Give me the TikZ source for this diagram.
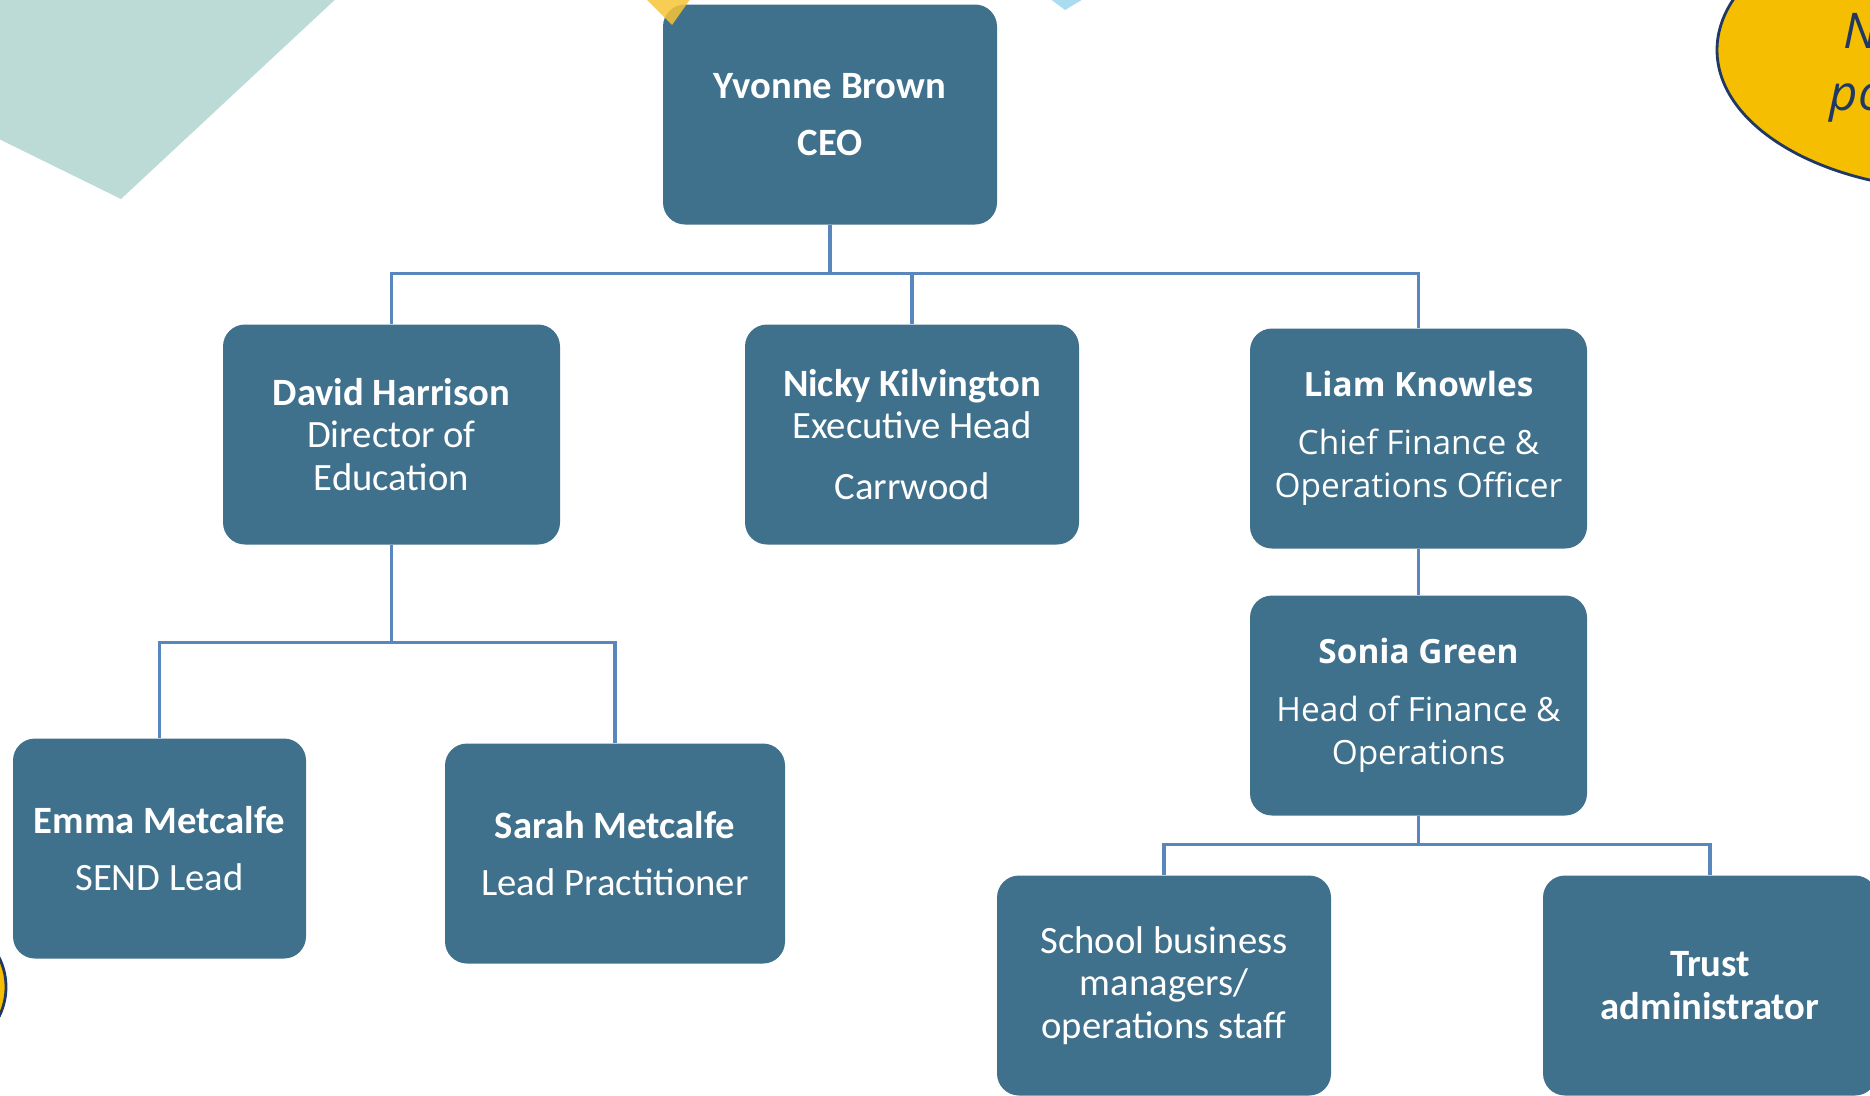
\documentclass[tikz,border=0pt]{standalone}
\usepackage{fontspec}
\setmainfont{Carlito}
\newfontfamily\opensans{Open Sans}
\usetikzlibrary{calc}

\definecolor{boxblue}{HTML}{40718C}
\definecolor{linkblue}{HTML}{5A86BE}
\definecolor{paleteal}{HTML}{BDDBD6}
\definecolor{sunyellow}{HTML}{F5BE00}
\definecolor{softyellow}{HTML}{F7C535}
\definecolor{inknavy}{HTML}{1F3864}
\definecolor{paleblue}{HTML}{A9DCF0}

\begin{document}
\begin{tikzpicture}[x=0.1mm,y=-0.1mm,
  person/.style={fill=boxblue,rounded corners=2.2mm,text=white,align=center,
    inner sep=0pt,minimum height=22mm,font=\fontsize{11}{12}\selectfont},
  finance/.style={person,font=\opensans\fontsize{9.5}{12.2}\selectfont},
  bubbletext/.style={anchor=base west,text=inknavy,inner sep=0pt,
    font=\opensans\itshape\fontsize{14}{16}\selectfont},
  link/.style={draw=linkblue,line width=0.9pt}]
\useasboundingbox (0,0) rectangle (1870,1095);
\fill[white] (0,0) rectangle (1870,1095);
\clip (0,0) rectangle (1870,1095);

\fill[paleteal] (-5,-5) -- (340,-5) -- (121,199) -- (-5,137) -- cycle;

\draw[fill=sunyellow,draw=inknavy,line width=0.8pt] (1960,50) ellipse [x radius=243, y radius=140];
\node[bubbletext] (bubbleA) at (1843,48) {N};
\node[bubbletext] (bubbleB) at (1829,110) {po};

\draw[fill=sunyellow,draw=inknavy,line width=0.8pt] (-60,987) circle (66);

\node[person,minimum width=33.4mm] (ceo) at (830,114.5) {\textbf{Yvonne Brown}\\[4.2pt]\textbf{CEO}};

\node[person,minimum width=33.7mm] (harrison) at (391.5,434.5) {\textbf{David Harrison}\\Director of\\Education};
\node[person,minimum width=33.4mm] (kilvington) at (912,434.5) {\textbf{Nicky Kilvington}\\Executive Head\\[5.3pt]Carrwood};
\node[finance,minimum width=33.7mm] (knowles) at (1418.5,438.5) {\textbf{Liam Knowles}\\[4.4pt]Chief Finance \&\\Operations Officer};
\node[finance,minimum width=33.7mm] (green) at (1418.5,705.5) {\textbf{Sonia Green}\\[4.4pt]Head of Finance \&\\Operations};

\node[person,minimum width=29.3mm] (emma) at (159.5,848.5) {\textbf{Emma Metcalfe}\\[4.2pt]SEND Lead};
\node[person,minimum width=34mm] (sarah) at (615,853.5) {\textbf{Sarah Metcalfe}\\[4.2pt]Lead Practitioner};

\node[person,minimum width=33.4mm] (sbm) at (1164,985.5) {School business\\managers/\\operations staff};
\node[person,minimum width=33.4mm] (trustadmin) at (1710,985.5) {\textbf{Trust}\\\textbf{administrator}};

\fill[softyellow,opacity=0.85] (645,-2) -- (691,-2) -- (672,25) -- cycle;
\fill[paleblue] (1049,-2) -- (1085,-2) -- (1065,10) -- cycle;

\coordinate (topbus) at ($(ceo.south)+(0,48.5)$);
\draw[link] (ceo.south) -- (topbus) -| (harrison.north);
\draw[link] (topbus) -| (kilvington.north);
\draw[link] (topbus) -| (knowles.north);

\coordinate (edubus) at ($(harrison.south)+(0,97)$);
\draw[link] (harrison.south) -- (edubus) -| (emma.north);
\draw[link] (edubus) -| (sarah.north);

\draw[link] (knowles.south) -- (green.north);

\coordinate (opsbus) at ($(green.south)+(0,28)$);
\draw[link] (green.south) -- (opsbus) -| (sbm.north);
\draw[link] (opsbus) -| (trustadmin.north);

\end{tikzpicture}
\end{document}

▶ Problem statement
Reproduce the data above in full, exactly as it is, with the pictures left out.

▶ Complete output
Give me the TikZ source for this diagram.
\documentclass[tikz,border=0pt]{standalone}
\usepackage{fontspec}
\setmainfont{Carlito}
\newfontfamily\opensans{Open Sans}
\usetikzlibrary{calc}

\definecolor{boxblue}{HTML}{40718C}
\definecolor{linkblue}{HTML}{5A86BE}
\definecolor{paleteal}{HTML}{BDDBD6}
\definecolor{sunyellow}{HTML}{F5BE00}
\definecolor{softyellow}{HTML}{F7C535}
\definecolor{inknavy}{HTML}{1F3864}
\definecolor{paleblue}{HTML}{A9DCF0}

\begin{document}
\begin{tikzpicture}[x=0.1mm,y=-0.1mm,
  person/.style={fill=boxblue,rounded corners=2.2mm,text=white,align=center,
    inner sep=0pt,minimum height=22mm,font=\fontsize{11}{12}\selectfont},
  finance/.style={person,font=\opensans\fontsize{9.5}{12.2}\selectfont},
  bubbletext/.style={anchor=base west,text=inknavy,inner sep=0pt,
    font=\opensans\itshape\fontsize{14}{16}\selectfont},
  link/.style={draw=linkblue,line width=0.9pt}]
\useasboundingbox (0,0) rectangle (1870,1095);
\fill[white] (0,0) rectangle (1870,1095);
\clip (0,0) rectangle (1870,1095);

\fill[paleteal] (-5,-5) -- (340,-5) -- (121,199) -- (-5,137) -- cycle;

\draw[fill=sunyellow,draw=inknavy,line width=0.8pt] (1960,50) ellipse [x radius=243, y radius=140];
\node[bubbletext] (bubbleA) at (1843,48) {N};
\node[bubbletext] (bubbleB) at (1829,110) {po};

\draw[fill=sunyellow,draw=inknavy,line width=0.8pt] (-60,987) circle (66);

\node[person,minimum width=33.4mm] (ceo) at (830,114.5) {\textbf{Yvonne Brown}\\[4.2pt]\textbf{CEO}};

\node[person,minimum width=33.7mm] (harrison) at (391.5,434.5) {\textbf{David Harrison}\\Director of\\Education};
\node[person,minimum width=33.4mm] (kilvington) at (912,434.5) {\textbf{Nicky Kilvington}\\Executive Head\\[5.3pt]Carrwood};
\node[finance,minimum width=33.7mm] (knowles) at (1418.5,438.5) {\textbf{Liam Knowles}\\[4.4pt]Chief Finance \&\\Operations Officer};
\node[finance,minimum width=33.7mm] (green) at (1418.5,705.5) {\textbf{Sonia Green}\\[4.4pt]Head of Finance \&\\Operations};

\node[person,minimum width=29.3mm] (emma) at (159.5,848.5) {\textbf{Emma Metcalfe}\\[4.2pt]SEND Lead};
\node[person,minimum width=34mm] (sarah) at (615,853.5) {\textbf{Sarah Metcalfe}\\[4.2pt]Lead Practitioner};

\node[person,minimum width=33.4mm] (sbm) at (1164,985.5) {School business\\managers/\\operations staff};
\node[person,minimum width=33.4mm] (trustadmin) at (1710,985.5) {\textbf{Trust}\\\textbf{administrator}};

\fill[softyellow,opacity=0.85] (645,-2) -- (691,-2) -- (672,25) -- cycle;
\fill[paleblue] (1049,-2) -- (1085,-2) -- (1065,10) -- cycle;

\coordinate (topbus) at ($(ceo.south)+(0,48.5)$);
\draw[link] (ceo.south) -- (topbus) -| (harrison.north);
\draw[link] (topbus) -| (kilvington.north);
\draw[link] (topbus) -| (knowles.north);

\coordinate (edubus) at ($(harrison.south)+(0,97)$);
\draw[link] (harrison.south) -- (edubus) -| (emma.north);
\draw[link] (edubus) -| (sarah.north);

\draw[link] (knowles.south) -- (green.north);

\coordinate (opsbus) at ($(green.south)+(0,28)$);
\draw[link] (green.south) -- (opsbus) -| (sbm.north);
\draw[link] (opsbus) -| (trustadmin.north);

\end{tikzpicture}
\end{document}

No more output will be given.